You may be concerned about how well you can live on a fixed income once you have retired.
In fact, there are ways you can get it right, but there are also ways you can get it wrong. Wasting money when you no longer have a steady income can lead to a precarious retirement.
So as you plan your post-work life or reevaluate your retirement budget, here are a few things that could waste money and knock your plans off track.
Claim Social Security too early
You can start claiming Social Security benefits when you’re 62 years old. However, delaying your first Social Security distribution until later in your 60s and up to age 70 can increase how much you might receive from the Social Security Administration. So if you start claiming earlier, you may end up with less money per month later on.
The Social Security Administration has a calculator on its website that may be able to help you compare monthly payments depending on when you elect to start receiving Social Security. You may also want to talk with a financial advisor about your retirement. Together, you can determine how your benefits can work with other investments in your portfolio as a good way to supplement Social Security.
Support adult children
One way seniors throw money away is by supporting their children. You may think it’s a good idea to continue to help your kids, but it could come back to haunt you if you end up without the retirement money you need.
It’s a good idea to remember that you need to pay yourself before you pay for others, and that includes giving money to your grown children. They can earn income in a way that you are not and they have more time to clear any debts they may incur — whereas you may have only your savings and Social Security.

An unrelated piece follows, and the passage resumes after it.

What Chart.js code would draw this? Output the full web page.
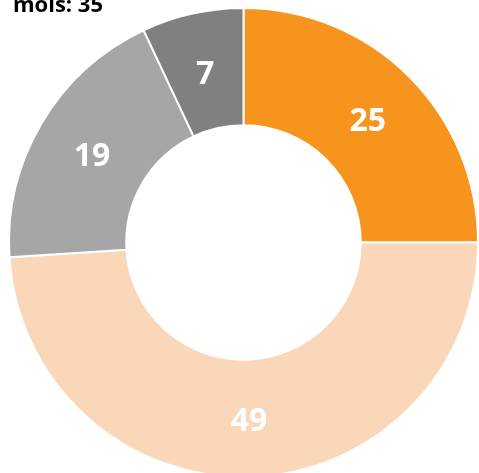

Spoil family and friends with gifts
It can be fun to have a new grandchild that you want to spoil with new gifts. Or perhaps retirement means you have more time to visit with friends. But spending your money excessively on nights out or toys for your grandkids can add up.
Instead, try to stick to a budget when it comes to spending on others just as you may stick to a budget when it comes to spending on yourself. Saving a little bit here or there can add up when you’re spending on a fixed income.
Invest too aggressively
Investing is an important way to save money so you can retire. But remember that you can’t throw money into an investment account like a 401(k) and then forget about it.
It’s a good idea to invest aggressively when you’re younger. That extra risk can pay off when things go well, and you have plenty of time to make up for any losses. But as you get closer to retirement, consider rebalancing your investments on a regular basis to reflect a less aggressive portfolio so you can protect the assets you’ve earned.
Ignore senior discounts
You may think you’re not old enough for senior discounts, but you would be surprised by the age minimum for deals at restaurants, hotels, and more. Use your age to your advantage and get in the habit of asking for senior discounts so you can save money for years to come.
Pro tip: You may be surprised to know that there’s no minimum age limit to become an AARP member. It may be a good idea to consider becoming a member now to earn extra savings before you retire.
Hold on to life insurance
Life insurance is necessary to cover dependents and bills if something happened to you and your loved ones could no longer rely on your income. But once you’re retired, you may not have those same concerns. You may consider dropping life insurance if your children are grown and have moved out or if you have paid off major debts.
Instead of life insurance, you may want to look at other options like long-term care insurance, which can cover bills associated with care as you get older.
Stay in a large home
You may have enjoyed your home for many years, but staying in your home could be a money pit when you’re retired. Perhaps you should reevaluate your living situation and downsize or move to an area with a lower cost of living to save money and add any profits from a sale to your retirement portfolio.
If you do stay in your home, remember that major home improvement could be expensive on a fixed income. So it may not be a good idea to take on big projects — and big debt — with your home.
Spend too much money on travel
One of your goals when you retire may be to travel, but there are affordable ways to visit new places. Overindulging on vacations or going above your budget could cost you later on.
Instead, you may want to find more economical ways to travel such as taking advantage of a senior discount. And think about creating a budget ahead of time so you aren’t tempted to spend above and beyond what you can afford.
Own two cars
You may have needed two cars when both you and your spouse were working and had to commute. But if you are both retired, a two-car household may be causing you to spend extra money.
A great way to cut back on costs is to get rid of one car. You can not only save money on the car itself but also save money by not paying for insurance, gas, maintenance, and more for an additional vehicle.
Shop too much
One great thing about not working anymore is you have more time to take care of yourself by shopping for new clothes or other items. But that extra time can lead to extra costs at the expense of your retirement portfolio.
It’s nice to splurge on a few items for yourself here or there, but try to keep your spending in check. You may need that money later for other fun plans or necessary expenses later on.
It may be a good idea to make some of your retirement decisions while you’re still working to figure out if you can retire early. You might want to create an estimated retirement budget to determine your regular costs. Also consider talking to a financial advisor about your investment portfolio, insurance, and taxes to set the best course for your retirement.